Policy paper ini disusun sebagai bagian dari kontribusi PATTIRO dan masyarakat sipil yang peduli pada penyandang disabilitas untuk memberi masukan kepada Pemerintah dalam rangka menyusun Rencana Pembangunan Jangka Menengah Nasional (RPJMN) 2020-2024. Perhatian kepada penyandang disabilitas ini menjadi sangat penting, karena jumlahnya relatif besar dan menghadapi sejumlah tantangan, antara lain terisolir secara sosial dan menghadapi diskriminasi dalam akses atas kesehatan dan pelayanan lainnya, pendidikan dan pekerjaan.
Secara khusus, policy paper ini membahas tiga isu penting terkait pemenuhan kebutuhan disabilitas, yaitu pendataan, pelayanan publik serta perencanaan dan penganggaran. Pada isu pendataan penyandang disabilitas, masalah yang dihadapi adalah beragamnya hasil pendataan tergantung kepada penyelenggara pendataan dan peruntukannya. Dengan kata lain tidak adanya sistem pendataan tunggal.
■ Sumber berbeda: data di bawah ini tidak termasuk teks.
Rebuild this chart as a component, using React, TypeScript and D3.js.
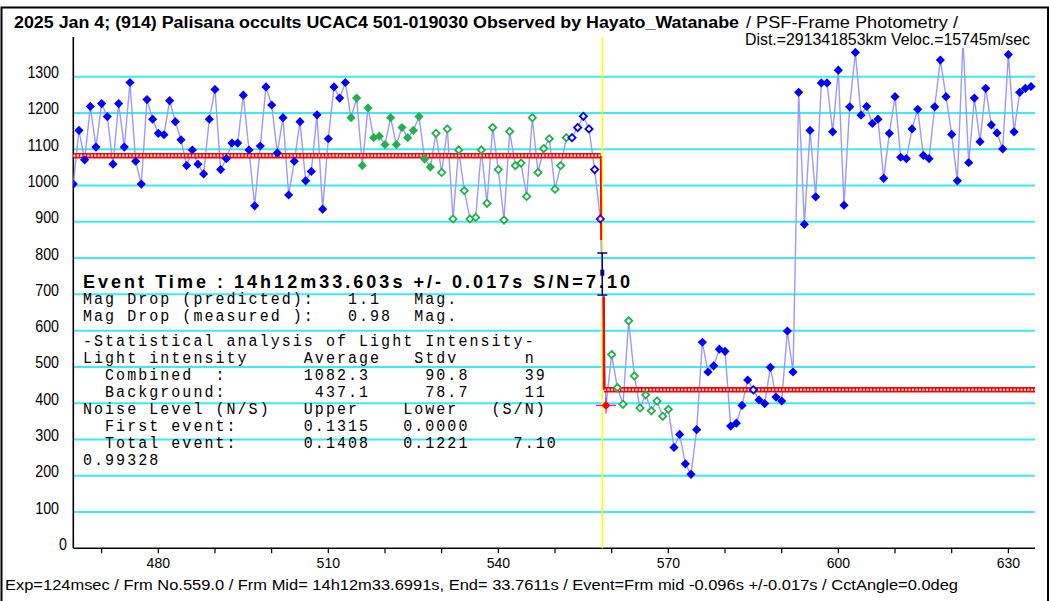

Selain itu, data yang dihasilkan relatif belum menggambarkan kondisi senyatanya dari penyandang disabilitas dan tidak rinci. Pada sisi lain, ada pula inisiatif pendataan yang telah dilakukan oleh organisasi masyarakat sipil yang berpeluang untuk dimanfaatkan oleh Kementerian dan BPS. Termasuk didalamnya proses pendataan yang partisipatif dengan melibatkan penyandang disabilitas didalamnya.
Sementara itu pada isu pelayanan publik, masalah yang dihadapi adalah berbagai ketentuan yang mengatur mengenai pelayanan publik bagi penyandang disabilitas tidak dapat diimplementasikan secara maksimal, karena masih dalam tataran prinsip umum, belum secara penuh diturunkan menjadi ketentuan yang lebih teknis. Kurangnya pemahaman mengenai bagaimana melayani penyandang disabilitas juga menjadi permasalahan lainnya. Terutama dengan terbitnya UU No. 8 Tahun 2016 tentang Penyandang Disabilitas (UU Disabilitas) yang mengubah posisi isu disabilitas dari berbasis sosial menjadi berbasis HAM merupakan hal mendasar yang belum banyak dipahami oleh penyelenggara pelayanan publik. Akibatnya adalah pelayanan yang diberikan sebagian besar penyelenggara pelayanan publik belum ramah disabilitas, dalam arti tidak memperhatikan hambatan yang dimiliki penyandang disabilitas dalam berinteraksi dengan penyedia pelayanan. Masalah lainnya terkait pelayanan publik sebagaimana diamanatkan dalam UU Disabilitas adalah relatif rendahnya partisipasi disabilitas dalam penyusunan kebijakan dan pelayanan publik baik sebagai penerima pelayanan maupun sebagai penyedia pelayanan; serta belum dibentuknya Unit Layanan Disabilitas yang merupakan kewajiban dari K/L dan Pemda. Khusus pada pelayanan dasar yaitu pendidikan dan kesehatan, tantangan yang dihadapi adalah tidak optimalnya penyelenggaraan pendidikan inklusi, karena antara lain kurangnya Guru Pendamping Khusus (GPK), tidak masuknya GPK dalam skema penerimaan ASN/PNS guru, dan belum adanya kurikulum khusus sekolah inklusi.
Pada isu perencanaan dan penganggaran, meski RPJMN 2015-2019 telah menyatakan komitmen terkait perencanaan dan penganggaran yang berpihak pada disabilitas yang tercantum dalam bidang Kesejahteraan Sosial, namun belum menjelaskan strategi dan mekanisme bagaimana perencanaan penganggaran yang berpihak pada disabilitas itu. Juga belum mencantumkan APBDesa sebagai salah satu sumber pendanaan yang dapat digunakan untuk pemenuhan hak-hak disabilitas. Selama ini penganggaran penyandang disabilitas juga masih menjadi tugas dan fungsi dari Organisasi Perangkat Daerah (OPD) tertentu seperti Dinas Sosial/Pemberdayaan Masyarakat.
Selain itu, berbagai Perda Disabilitas yang telah ditetapkan dan diundangkan oleh sekitar 29 Pemda belum mencerminkan perbaikan partisipasi dalam perencanaan dan penganggaran. Salah satunya karena belum dijabarkan secara spesifik tentang hak berpartisipasi dalam perencanaan dan penganggaran, tidak adanya aturan turunan dan tidak dilakukannya monitoring atas penerapan Perda dimaksud.